Throughout this year, I must be realistic about my goals but daring enough to follow my dreams and desires. There are certain places that I will be disappointed if I do not travel to, Africa being the foremost, though I cannot compromise my health, safety or sanity to do anything that I think will be best. Some of the most important advice I received before my departure was from the current Keegan Fellow, who told me not to worry about the responses I do not receive or the things that do not work out, but to recognize the value of people being excited about my fellowship and making the most of opportunities that arise along the way.
By traveling around the world, do I expect to find an architectural solution that will be valid throughout the world? No, and I believe that is exactly the point. I have never hoped to. There is no architecture that can be universally applied with social, cultural, economic, aesthetic and environmental success. This is where the importance of traditional, or vernacular, architecture provides models of how structures can be built economically, from locally available materials, to respond to climate and site conditions, while having a relatively low environmental impact. Combined with appropriate technologies, quality of life can be improved without vast resource costs. Traditional structures have also been successful because they reflect social and cultural needs and customs of the communities in which they are built. I think that as the world becomes increasingly globalized, many communities in locales that have historically been unique and independent and are losing sight of this. My focus for this fellowship is developing countries because they are closer to such traditions and are not as far invested in one way of thinking and developing as are most developed countries. I hope that along my travels, I will have opportunities not only to learn, but also to educate as I encounter communities that may believe that their future depends on importation of design solutions from the developed world.
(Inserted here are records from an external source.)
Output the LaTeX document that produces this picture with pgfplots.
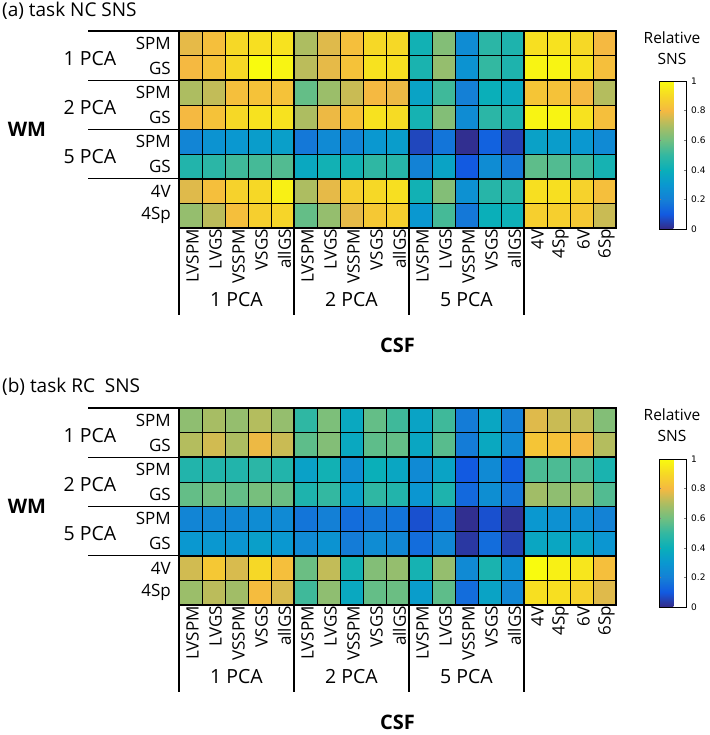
\documentclass[border=0pt]{standalone}
\usepackage{fontspec}
\setmainfont{Open Sans}
\newfontfamily\cbfont{DejaVu Sans}
\usepackage{pgfplots}
\pgfplotsset{compat=1.18}
\usepackage{pgfplotstable}

\pgfplotsset{
  colormap={parula}{rgb255=(53,42,135) rgb255=(18,90,225) rgb255=(20,128,214) rgb255=(10,152,208) rgb255=(10,175,185) rgb255=(51,184,161) rgb255=(113,191,128) rgb255=(173,189,97) rgb255=(245,185,65) rgb255=(246,216,38) rgb255=(249,251,14)},
  hm/.style={
    scale only axis, width=437pt, height=197pt,
    xmin=0.5, xmax=19.5, ymin=0.5, ymax=8.5, y dir=reverse,
    clip=false, axis on top,
    axis line style={line width=1.6pt},
    xtick={1,...,19},
    xticklabels={LVSPM,LVGS,VSSPM,VSGS,allGS,LVSPM,LVGS,VSSPM,VSGS,allGS,LVSPM,LVGS,VSSPM,VSGS,allGS,4V,4Sp,6V,6Sp},
    ytick={1,...,8},
    yticklabels={SPM,GS,SPM,GS,SPM,GS,4V,4Sp},
    major tick length=0pt,
    xticklabel style={rotate=90, anchor=east, font=\fontsize{17}{17}\selectfont, inner sep=1pt, yshift=-2pt},
    yticklabel style={font=\fontsize{17}{17}\selectfont, inner sep=0pt, xshift=-8pt},
    colormap name=parula, point meta min=0, point meta max=1,
    colorbar,
  },
  cbs/.style={
    scale only axis, width=27pt, height=148pt,
    at={(parent axis.south east)}, anchor=south west, xshift=34.5pt,
    ytick={0,0.2,0.4,0.6,0.8,1},
    yticklabels={0,0.2,0.4,0.6,0.8,1},
    yticklabel style={font=\cbfont\fontsize{9}{9}\selectfont, inner sep=0pt, xshift=5pt},
    major tick length=2pt, tick align=inside,
    axis line style={line width=0.8pt},
  },
}

\pgfplotstableread[row sep=\\]{
c\\
.78\\ .82\\ .90\\ .92\\ .93\\ .70\\ .77\\ .82\\ .90\\ .90\\ .42\\ .63\\ .25\\ .48\\ .45\\ .92\\ .93\\ .90\\ .80\\
.80\\ .83\\ .90\\ 1.0\\ .98\\ .72\\ .78\\ .83\\ .93\\ .92\\ .44\\ .66\\ .28\\ .50\\ .45\\ .98\\ .98\\ .93\\ .82\\
.70\\ .73\\ .82\\ .83\\ .83\\ .58\\ .67\\ .74\\ .80\\ .79\\ .35\\ .52\\ .20\\ .40\\ .38\\ .84\\ .83\\ .80\\ .71\\
.80\\ .83\\ .90\\ .93\\ .93\\ .70\\ .79\\ .83\\ .93\\ .91\\ .43\\ .63\\ .25\\ .48\\ .45\\ .98\\ .98\\ .93\\ .82\\
.22\\ .28\\ .30\\ .32\\ .33\\ .18\\ .24\\ .22\\ .30\\ .32\\ .06\\ .17\\ .01\\ .12\\ .05\\ .34\\ .32\\ .30\\ .24\\
.46\\ .48\\ .52\\ .53\\ .55\\ .37\\ .42\\ .42\\ .49\\ .47\\ .21\\ .35\\ .10\\ .25\\ .18\\ .57\\ .55\\ .52\\ .43\\
.77\\ .82\\ .88\\ .90\\ .97\\ .70\\ .78\\ .87\\ .90\\ .92\\ .42\\ .63\\ .27\\ .47\\ .47\\ .92\\ .92\\ .88\\ .82\\
.66\\ .72\\ .82\\ .87\\ .89\\ .58\\ .66\\ .78\\ .85\\ .87\\ .30\\ .53\\ .18\\ .40\\ .41\\ .87\\ .87\\ .85\\ .74\\
}\tabA

\pgfplotstableread[row sep=\\]{
c\\
.65\\ .69\\ .66\\ .71\\ .66\\ .49\\ .62\\ .37\\ .58\\ .52\\ .35\\ .52\\ .19\\ .36\\ .20\\ .77\\ .74\\ .73\\ .63\\
.71\\ .75\\ .70\\ .79\\ .74\\ .57\\ .63\\ .37\\ .57\\ .58\\ .36\\ .56\\ .19\\ .37\\ .24\\ .84\\ .83\\ .80\\ .71\\
.46\\ .46\\ .46\\ .48\\ .46\\ .34\\ .42\\ .26\\ .40\\ .36\\ .24\\ .35\\ .10\\ .24\\ .11\\ .54\\ .54\\ .54\\ .44\\
.58\\ .60\\ .58\\ .61\\ .59\\ .45\\ .50\\ .33\\ .49\\ .46\\ .29\\ .45\\ .14\\ .26\\ .17\\ .68\\ .65\\ .66\\ .55\\
.22\\ .23\\ .23\\ .25\\ .24\\ .17\\ .20\\ .15\\ .18\\ .17\\ .08\\ .17\\ .01\\ .08\\ .02\\ .30\\ .27\\ .26\\ .21\\
.30\\ .30\\ .29\\ .33\\ .30\\ .24\\ .28\\ .19\\ .25\\ .23\\ .15\\ .23\\ .03\\ .15\\ .05\\ .36\\ .36\\ .35\\ .29\\
.75\\ .85\\ .76\\ .90\\ .82\\ .59\\ .73\\ .42\\ .63\\ .66\\ .43\\ .66\\ .24\\ .44\\ .27\\ 1.0\\ .97\\ .94\\ .82\\
.67\\ .72\\ .68\\ .81\\ .76\\ .52\\ .65\\ .37\\ .58\\ .59\\ .32\\ .57\\ .15\\ .35\\ .23\\ .92\\ .92\\ .88\\ .77\\
}\tabB

\pgfplotstablecreatecol[expr={int(mod(\pgfplotstablerow,19)+1)}]{x}\tabA
\pgfplotstablecreatecol[expr={int(floor((\pgfplotstablerow+0.5)/19)+1)}]{y}\tabA
\pgfplotstablecreatecol[expr={int(mod(\pgfplotstablerow,19)+1)}]{x}\tabB
\pgfplotstablecreatecol[expr={int(floor((\pgfplotstablerow+0.5)/19)+1)}]{y}\tabB

\newcommand{\decor}{%
  \pgfplotsinvokeforeach{5.5,10.5,15.5}{\draw[line width=1.8pt] (axis cs:##1,0.5) -- (axis cs:##1,8.5);}
  \pgfplotsinvokeforeach{2.5,4.5,6.5}{\draw[line width=1.8pt] (axis cs:0.5,##1) -- (axis cs:19.5,##1);}
  \pgfplotsinvokeforeach{0.5,2.5,4.5,6.5}{\draw[line width=1.2pt] (axis cs:0.5,##1) -- ++(-91pt,0pt);}
  \pgfplotsinvokeforeach{0.5,5.5,10.5,15.5}{\draw[line width=1.2pt] (axis cs:##1,8.5) -- ++(0pt,-87pt);}
  \node[font=\fontsize{19.5}{19.5}\selectfont] at ([xshift=-89pt]axis cs:0.5,1.6) {1 PCA};
  \node[font=\fontsize{19.5}{19.5}\selectfont] at ([xshift=-89pt]axis cs:0.5,3.6) {2 PCA};
  \node[font=\fontsize{19.5}{19.5}\selectfont] at ([xshift=-89pt]axis cs:0.5,5.6) {5 PCA};
  \node[font=\fontsize{20}{20}\selectfont\bfseries] at ([xshift=-152pt]axis cs:0.5,4.5) {WM};
  \node[font=\fontsize{19.5}{19.5}\selectfont] at ([yshift=-72pt]axis cs:3,8.5) {1 PCA};
  \node[font=\fontsize{19.5}{19.5}\selectfont] at ([yshift=-72pt]axis cs:8,8.5) {2 PCA};
  \node[font=\fontsize{19.5}{19.5}\selectfont] at ([yshift=-72pt]axis cs:13,8.5) {5 PCA};
  \node[font=\fontsize{20}{20}\selectfont\bfseries, inner sep=1pt] at ([yshift=-117pt]axis cs:10,8.5) {CSF};
}

\begin{document}
\begin{tikzpicture}
\useasboundingbox (0,0) rectangle (709pt,735pt);

\node[anchor=west, font=\fontsize{19}{19}\selectfont, inner sep=0pt] at (2pt,724pt) {(a) task NC SNS};
\node[align=center, font=\fontsize{15.5}{21}\selectfont] at (672pt,687pt) {Relative\\SNS};
\begin{axis}[hm, at={(179pt,507pt)}, anchor=south west,
  colorbar style={cbs, yshift=-1pt}]
\addplot[matrix plot*, mesh/cols=19, point meta=explicit, draw=black, line width=0.7pt]
  table[x=x, y=y, meta=c] {\tabA};
\decor
\end{axis}

\node[anchor=west, font=\fontsize{19}{19}\selectfont, inner sep=0pt] at (2pt,348pt) {(b) task RC\ \ SNS};
\node[align=center, font=\fontsize{15.5}{21}\selectfont] at (672pt,310pt) {Relative\\SNS};
\begin{axis}[hm, at={(179pt,130pt)}, anchor=south west,
  colorbar style={cbs, yshift=-2pt}]
\addplot[matrix plot*, mesh/cols=19, point meta=explicit, draw=black, line width=0.7pt]
  table[x=x, y=y, meta=c] {\tabB};
\decor
\end{axis}
\end{tikzpicture}
\end{document}
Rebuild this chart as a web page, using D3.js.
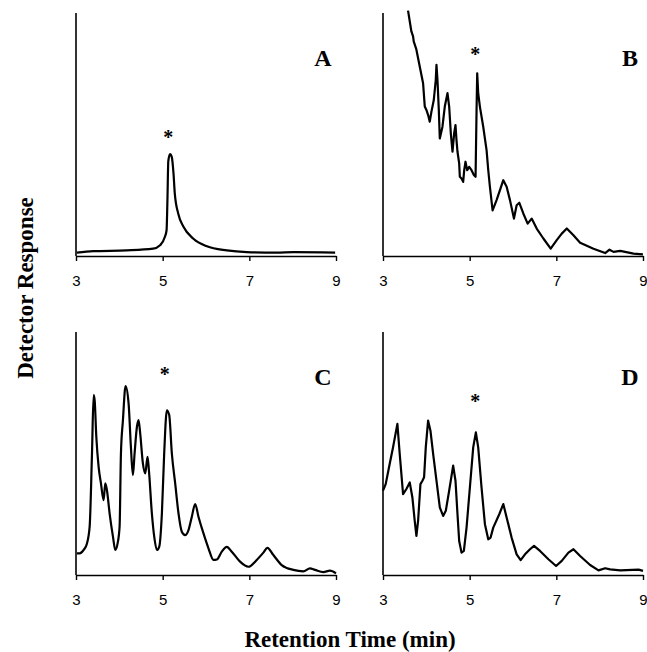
<!DOCTYPE html>
<html>
<head>
    <meta charset="utf-8">
    <style>
        body { margin: 0; background: #fff; }
    </style>
</head>
<body>
<script src="https://d3js.org/d3.v7.min.js"></script>
<script>
    // retention time (min) and detector response (relative, 0-100) for each panel
    var timeA = [3.02, 3.40, 4.17, 4.78, 4.94, 5.05, 5.09, 5.11, 5.13, 5.17, 5.21, 5.25, 5.28, 5.36, 5.48, 5.71, 6.02, 6.48, 6.94, 7.63, 8.02, 8.98];
    var respA = [1.4, 2.0, 2.3, 3.0, 4.4, 7.8, 10.6, 23, 39, 41.9, 40.8, 34, 25.7, 17.4, 12, 7.1, 4.0, 2.3, 1.6, 1.4, 1.6, 1.4];

    var timeB = [3.578, 3.655, 3.694, 3.709, 3.771, 3.848, 3.925, 3.964, 4.002, 4.041, 4.079, 4.118, 4.172, 4.218, 4.234, 4.257, 4.288, 4.311, 4.372, 4.426,
        4.488, 4.527, 4.565, 4.604, 4.642, 4.673, 4.696, 4.719, 4.758, 4.773, 4.812, 4.850, 4.874, 4.904, 4.943, 4.989, 5.043, 5.097, 5.136, 5.159,
        5.174, 5.197, 5.236, 5.313, 5.390, 5.429, 5.467, 5.529, 5.621, 5.699, 5.776, 5.853, 5.930, 6.022, 6.084, 6.146, 6.238, 6.338, 6.431, 6.547,
        6.701, 6.870, 7.009, 7.125, 7.241, 7.395, 7.549, 7.857, 8.127, 8.227, 8.320, 8.474, 8.783, 8.998];
    var respB = [101, 92.4, 90.4, 88.3, 84.9, 78, 71.1, 61.5, 60.1, 58, 55.3, 59.4, 64.2, 72.5, 78.7, 72.5, 60.1, 48.4, 53.2, 61.5,
        67, 61.5, 50.5, 42.9, 50.5, 53.9, 47.7, 42.9, 38.1, 32.6, 31.9, 30.5, 35.3, 38.8, 35.3, 36.7, 35.3, 33.3, 32.6, 60,
        75.2, 67, 61.5, 53.2, 43.6, 35.3, 28.5, 18.8, 23, 27.1, 31.2, 28.5, 23, 15.4, 20.9, 21.9, 17.5, 13.3, 15.4, 11.3,
        7.2, 3.0, 6.5, 9.2, 11.3, 8.5, 5.5, 3.0, 1.2, 2.6, 1.7, 2.1, 1.0, 0.7];

    var timeC = [3.023, 3.084, 3.177, 3.253, 3.315, 3.369, 3.407, 3.430, 3.469, 3.522, 3.576, 3.637, 3.676, 3.714, 3.776, 3.853, 3.906, 3.960, 4.006, 4.037,
        4.083, 4.144, 4.214, 4.267, 4.313, 4.352, 4.406, 4.444, 4.482, 4.544, 4.598, 4.651, 4.682, 4.751, 4.805, 4.866, 4.920, 4.982, 5.035, 5.097,
        5.151, 5.212, 5.289, 5.366, 5.442, 5.519, 5.596, 5.673, 5.750, 5.826, 5.942, 6.057, 6.172, 6.249, 6.364, 6.479, 6.594, 6.786, 6.978, 7.171,
        7.324, 7.417, 7.555, 7.747, 8.015, 8.246, 8.399, 8.515, 8.707, 8.860, 9.0];
    var respC = [8.9, 8.9, 10.3, 13, 19.9, 50, 74, 72, 56.8, 44.5, 37.7, 30.8, 37.7, 34.9, 25.3, 15.8, 10.3, 13, 19.9, 50,
        63.7, 77.7, 70.5, 52.7, 41.1, 50, 61, 63.7, 58.2, 45.9, 41.8, 48.6, 43.2, 25.3, 15.8, 10.3, 11.6, 25.3, 50, 67.8,
        65.8, 50, 37.7, 25.3, 17.8, 16.4, 18.5, 24, 29.2, 24, 17.1, 11, 6.2, 6.4, 9.6, 11.6, 9.6, 5.5, 3.4, 6.2,
        9.2, 11.2, 8.2, 4.1, 2.1, 1.5, 2.7, 2.1, 1.2, 1.8, 0.7];

    var timeD = [3.0, 3.062, 3.154, 3.231, 3.332, 3.386, 3.463, 3.540, 3.617, 3.678, 3.732, 3.771, 3.810, 3.864, 3.910, 3.948, 3.987, 4.041, 4.095, 4.157,
        4.234, 4.311, 4.388, 4.449, 4.527, 4.619, 4.673, 4.719, 4.758, 4.812, 4.866, 4.928, 5.005, 5.082, 5.143, 5.197, 5.274, 5.352, 5.429, 5.483,
        5.544, 5.683, 5.776, 5.853, 5.968, 6.084, 6.177, 6.277, 6.392, 6.485, 6.624, 6.817, 6.994, 7.125, 7.279, 7.395, 7.549, 7.780, 7.973, 8.127,
        8.242, 8.474, 8.898, 9.0];
    var respD = [34.7, 37.4, 45.7, 52.5, 62.2, 49.8, 33.3, 35.4, 38.1, 31.9, 22.3, 16.1, 22.3, 37.4, 38.8, 40.2, 52.5, 63.5, 59.4, 49.8,
        38.8, 27.8, 24.3, 26.4, 34.7, 45, 38.8, 25, 14, 9.2, 9.9, 19.5, 36, 52.5, 58.7, 52.5, 36, 20.9, 14.7, 15.4,
        19.5, 25, 29.2, 23.7, 15.4, 8.5, 6.1, 8.5, 10.6, 12, 9.9, 6.5, 3.7, 5.8, 9.2, 10.6, 7.8, 4.1, 1.9, 2.8,
        2.3, 1.9, 2.2, 1.7];

    var panelLabels = ['A', 'B', 'C', 'D'];
    var peakTime = [5.13, 5.13, 5.05, 5.13];   // the * marker
    var peakMark = [50, 84, 83.5, 72.6];
    var xTicks = [3, 5, 7, 9];

    var panels = [
        { time: timeA, resp: respA, left: 76,  top: 13,  curve: d3.curveMonotoneX },
        { time: timeB, resp: respB, left: 383, top: 13,  curve: d3.curveLinear },
        { time: timeC, resp: respC, left: 76,  top: 332, curve: d3.curveMonotoneX },
        { time: timeD, resp: respD, left: 383, top: 332, curve: d3.curveLinear }
    ];

    var pw = 260, ph = 243;

    var svg = d3.select('body').append('svg')
        .attr('width', 647)
        .attr('height', 652);

    panels.forEach(function (p, i) {
        var g = svg.append('g')
            .attr('transform', 'translate(' + p.left + ',' + p.top + ')');

        var x = d3.scaleLinear().domain([3, 9]).range([0, pw]);
        var y = d3.scaleLinear().domain([0, 100]).range([ph, 0]);

        var pts = p.time.map(function (t, j) { return [t, p.resp[j]]; });

        var line = d3.line()
            .x(function (d) { return x(d[0]); })
            .y(function (d) { return y(d[1]); })
            .curve(p.curve);

        g.append('path')
            .datum(pts)
            .attr('fill', 'none')
            .attr('stroke', '#000')
            .attr('stroke-width', 2.2)
            .attr('stroke-linejoin', 'round')
            .attr('d', line);

        var xAxis = g.append('g')
            .attr('transform', 'translate(0,' + ph + ')')
            .call(d3.axisBottom(x).tickValues(xTicks).tickFormat(d3.format('d'))
                .tickSize(5).tickSizeOuter(0).tickPadding(14));
        xAxis.select('.domain').attr('stroke-width', 1.6);
        xAxis.selectAll('.tick line').attr('stroke-width', 1.4);
        xAxis.selectAll('text')
            .attr('font-family', 'Liberation Sans, Arial, sans-serif')
            .attr('font-size', 15)
            .attr('fill', '#000');

        g.append('line')
            .attr('x1', 0).attr('x2', 0)
            .attr('y1', 0).attr('y2', ph)
            .attr('stroke', '#000')
            .attr('stroke-width', 1.6);

        g.append('text')
            .attr('x', pw - 13)
            .attr('y', 53)
            .attr('text-anchor', 'middle')
            .attr('font-family', 'Liberation Serif, Times New Roman, serif')
            .attr('font-weight', 'bold')
            .attr('font-size', 24)
            .text(panelLabels[i]);

        g.append('text')
            .attr('x', x(peakTime[i]))
            .attr('y', y(peakMark[i]) + 9)
            .attr('text-anchor', 'middle')
            .attr('font-family', 'Liberation Serif, Times New Roman, serif')
            .attr('font-weight', 'bold')
            .attr('font-size', 20)
            .text('*');
    });

    svg.append('text')
        .attr('transform', 'translate(33,288) rotate(-90)')
        .attr('text-anchor', 'middle')
        .attr('font-family', 'Liberation Serif, Times New Roman, serif')
        .attr('font-weight', 'bold')
        .attr('font-size', 23)
        .text('Detector Response');

    svg.append('text')
        .attr('x', 350)
        .attr('y', 647)
        .attr('text-anchor', 'middle')
        .attr('font-family', 'Liberation Serif, Times New Roman, serif')
        .attr('font-weight', 'bold')
        .attr('font-size', 23)
        .text('Retention Time (min)');
</script>
</body>
</html>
Over lunch with a woman with whom I plan to work in Tanzania a few weeks ago, I began to realize what this Fellowship could actually mean. She described her expectations that in Tanzania, I would most likely not come away with any immediate solutions, but that I would have gained a personal and more thorough understanding of the problems. Maybe I will realize design solutions for Tanzania down the road. Maybe what I will learn will contribute to my ability to find solutions to future problems in completely different contexts. The least that this fellowship experience will do is leave me a more enlightened, sensitive and aware person, and hopefully a more intelligent future designer as a result.